À la veille des commémorations du 30e anniversaire de la chute de l’Union soviétique, les autorités russes ont lancé, en novembre, une procédure pour liquider Memorial, la plus ancienne et influente ONG dédiée à la mémoire des répressions staliniennes. En Russie, ses historiens veulent malgré tout poursuivre le combat pour obtenir l’ouverture des archives des services secrets soviétiques et révéler les détails des crimes du stalinisme. Un reportage signé Elena Volochine, avec les illustrations de Sofiya Voznaya.
Il y a 30 ans, le 25 décembre 1991, le premier et dernier président de l’URSS, Mikhaïl Gorbatchev, démissionnait, provoquant la dislocation de l’empire soviétique. Pendant près de 70 ans, plusieurs dirigeants se sont succédé sous le drapeau rouge frappé de la faucille et du marteau. Parmi eux, le dictateur Joseph Staline – au pouvoir de 1929 jusqu’à sa mort en 1953 –, responsable, selon des estimations diverses, de l’extermination de 3 à 20 millions de ses concitoyens.
Pendant les seules années de la Grande Terreur, en 1937 et 1938, lorsqu’ont été mis en place les tribunaux extrajudiciaires “de la Troïka”, 750 000 personnes auraient été fusillées. Et près de 18 millions de personnes auraient été déportées dans les camps de concentration du Goulag, acronyme de l’organisme central qui gérait l’appareil concentrationnaire tentaculaire de l’Union soviétique. Un grand nombre d’entre elles périrent de la faim, du froid, des maladies et de la fatigue due aux travaux forcés.

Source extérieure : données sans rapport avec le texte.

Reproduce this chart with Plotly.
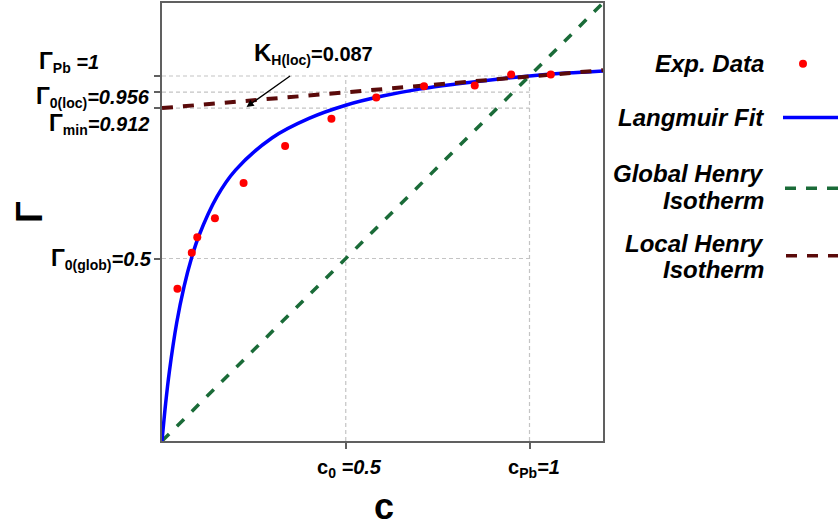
import plotly.graph_objects as go

# ---------------- data ----------------
exp_c = [0.042, 0.081, 0.096, 0.144, 0.222, 0.335, 0.461, 0.583, 0.713, 0.851, 0.950, 1.058]
exp_G = [0.417, 0.516, 0.558, 0.610, 0.707, 0.808, 0.883, 0.941, 0.972, 0.974, 1.004, 1.004]

# Langmuir fit curve values
fit_c = [0, 0.01, 0.02, 0.04, 0.06, 0.08, 0.10, 0.15, 0.20, 0.30, 0.40, 0.50,
         0.60, 0.70, 0.80, 0.90, 1.00, 1.10, 1.20]
fit_G = [0, 0.104, 0.190, 0.324, 0.423, 0.500, 0.561, 0.670, 0.742, 0.831, 0.884, 0.920,
         0.945, 0.964, 0.978, 0.990, 1.000, 1.008, 1.014]

glob_c = [0, 1.2]
glob_G = [0, 1.2]

loc_c = [0, 1.2]
loc_G = [0.912, 1.016]

y_ticks = [0.5, 0.912, 0.956, 1.0]
x_ticks = [0.5, 1.0]

legend_names = ["Exp. Data", "Langmuir Fit", ["Global Henry", "Isotherm"], ["Local Henry", "Isotherm"]]

FONT = "Liberation Sans, Arial, sans-serif"
RED = "#ff0000"
BLUE = "#0000ff"
GREEN = "#1a6b38"
DRED = "#5a0a0a"
GRID = "#c4c4c4"
FRAME = "#606060"

fig = go.Figure()

fig.add_trace(go.Scatter(x=glob_c, y=glob_G, mode="lines",
                         line=dict(color=GREEN, width=3.5, dash="10px,11px"),
                         showlegend=False, hoverinfo="skip"))
fig.add_trace(go.Scatter(x=fit_c, y=fit_G, mode="lines", line_shape="spline",
                         line=dict(color=BLUE, width=3.5),
                         showlegend=False, hoverinfo="skip"))
fig.add_trace(go.Scatter(x=loc_c, y=loc_G, mode="lines",
                         line=dict(color=DRED, width=4, dash="11px,10px"),
                         showlegend=False, hoverinfo="skip"))
fig.add_trace(go.Scatter(x=exp_c, y=exp_G, mode="markers",
                         marker=dict(color=RED, size=8),
                         showlegend=False, hoverinfo="skip"))

shapes = []
# partial dashed grid lines
for g in y_ticks:
    shapes.append(dict(type="line", xref="x", yref="y", x0=0, x1=1.0, y0=g, y1=g,
                       line=dict(color=GRID, width=1.2, dash="4px,3px"), layer="below"))
for c in x_ticks:
    shapes.append(dict(type="line", xref="x", yref="y", x0=c, x1=c, y0=0, y1=1.0,
                       line=dict(color=GRID, width=1.2, dash="4px,3px"), layer="below"))


def px(X):
    return (X - 162) / 441.0


def py(Y):
    return (441 - Y) / 440.0


# manual legend (symbols to the right of the text)
shapes.append(dict(type="circle", xref="paper", yref="paper", xsizemode="pixel", ysizemode="pixel",
                   xanchor=px(803), yanchor=py(62), x0=-4, x1=4, y0=-4, y1=4,
                   fillcolor=RED, line=dict(width=0)))
shapes.append(dict(type="line", xref="paper", yref="paper", x0=px(783), x1=px(845), y0=py(116), y1=py(116),
                   line=dict(color=BLUE, width=3.5)))
shapes.append(dict(type="line", xref="paper", yref="paper", x0=px(785), x1=px(845), y0=py(187), y1=py(187),
                   line=dict(color=GREEN, width=3.5, dash="11px,10px")))
shapes.append(dict(type="line", xref="paper", yref="paper", x0=px(786), x1=px(845), y0=py(255), y1=py(255),
                   line=dict(color=DRED, width=3.5, dash="11px,10px")))

ann = []
leg_font = dict(family=FONT, size=24, color="black")
leg_rows = [(legend_names[0], [62]), (legend_names[1], [116]),
            (legend_names[2], [172, 199]), (legend_names[3], [243, 269])]
for name, ys in leg_rows:
    lines = name if isinstance(name, list) else [name]
    for txt, Y in zip(lines, ys):
        ann.append(dict(xref="paper", yref="paper", x=px(766), y=py(Y), xanchor="right", yanchor="middle",
                        text="<b><i>" + txt + "</i></b>", showarrow=False, align="right", font=leg_font))

lab_font = dict(family=FONT, size=20, color="black")
G = "<span style='font-size:23px'>Γ</span>"
# left labels: (text, right edge px, main-text centre px)
left_labels = [
    ("<b>" + G + "<sub>Pb</sub> <i>=1</i></b>", 101, 56),
    ("<b>" + G + "<sub>0(loc)</sub><i>=0.956</i></b>", 152, 91),
    ("<b>" + G + "<sub>min</sub><i>=0.912</i></b>", 151, 119),
    ("<b>" + G + "<sub>0(glob)</sub><i>=0.5</i></b>", 154, 254),
]
for txt, xr, yc in left_labels:
    ann.append(dict(xref="paper", yref="paper", x=px(xr), y=py(yc + 4), xanchor="right", yanchor="middle",
                    text=txt, showarrow=False, font=lab_font))

bottom_labels = [
    ("<b>c<sub>0</sub> <i>=0.5</i></b>", 349),
    ("<b>c<sub>Pb</sub><i>=1</i></b>", 534),
]
for txt, xc in bottom_labels:
    ann.append(dict(xref="paper", yref="paper", x=px(xc), y=py(454), xanchor="center", yanchor="top",
                    text=txt, showarrow=False, font=lab_font))

# K_H(loc) annotation
ann.append(dict(xref="paper", yref="paper", x=px(252), y=py(52), xanchor="left", yanchor="middle",
                text="<b><span style='font-size:24px'>K</span><sub>H(loc)</sub>=0.087</b>",
                showarrow=False, font=lab_font))
ann.append(dict(xref="x", yref="y", x=(246.7 - 162) / 368, y=(441 - 106) / 366, text="",
                showarrow=True, arrowhead=2, arrowsize=1.1, arrowwidth=1.3, arrowcolor="black",
                axref="pixel", ayref="pixel", ax=45, ay=-32))

# axis titles
ann.append(dict(xref="paper", yref="paper", x=px(29), y=py(211), xanchor="center", yanchor="middle",
                text="<b>Γ</b>", textangle=-90, showarrow=False,
                font=dict(family=FONT, size=36, color="black")))
ann.append(dict(xref="paper", yref="paper", x=px(384), y=py(528), xanchor="center", yanchor="bottom",
                text="<b>c</b>", showarrow=False, borderpad=0,
                font=dict(family=FONT, size=36, color="black")))

fig.update_layout(
    width=838, height=528,
    margin=dict(l=162, r=235, t=1, b=87),
    paper_bgcolor="white", plot_bgcolor="white",
    shapes=shapes, annotations=ann,
    showlegend=False,
    font=dict(family=FONT),
)
fig.update_xaxes(range=[0, 1.2], showgrid=False, zeroline=False, showline=True, mirror=True,
                 linecolor=FRAME, linewidth=2, tickvals=x_ticks, ticks="outside", ticklen=6,
                 tickcolor=FRAME, tickwidth=1.5, showticklabels=False)
fig.update_yaxes(range=[0, 1.2], showgrid=False, zeroline=False, showline=True, mirror=True,
                 linecolor=FRAME, linewidth=2, tickvals=y_ticks, ticks="outside", ticklen=6,
                 tickcolor=FRAME, tickwidth=1.5, showticklabels=False)

fig.write_html("out.html")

Le Goulag est devenu le symbole d’un système, décrit par l’écrivain russe Alexandre Soljenitsyne dans son œuvre majeure, “L’Archipel du Goulag”.
À la chute de l’URSS en 1991, les archives du NKVD, les services secrets soviétiques, ancêtre du KGB et du FSB actuel de Russie, ont été partiellement ouvertes. Un geste qui a donné l’espoir aux historiens de faire la lumière sur les heures sombres du passé.
Mais très vite, le sceau du secret a été rétabli. En 2015, un décret du FSB a notamment proclamé secret d’État l’identité des officiers du NKVD signataires des ordres de déportation et d’exécution. Et le 8 décembre 2021, Sergueï Prudovsky, chercheur de l’ONG Memorial, a échoué à faire lever ce secret par la Cour suprême russe. Déclarée “agent de l’étranger” en 2014 par l’État russe, cette ONG de défense des droits humains et de préservation de la mémoire des victimes des répressions de l’époque soviétique fait désormais l’objet d’une procédure en liquidation.
Alors que l’étau se resserre sur ceux qui se battent pour révéler les détails des crimes du stalinisme, et notamment les noms des bourreaux et des victimes, la société civile russe dénonce un retour aux méthodes de l’époque soviétique, avec des services secrets tout puissants, un intérêt d’État primant sur les droits et libertés individuels et des récits de tortures systémiques au sein du système carcéral russe, hérité du Goulag.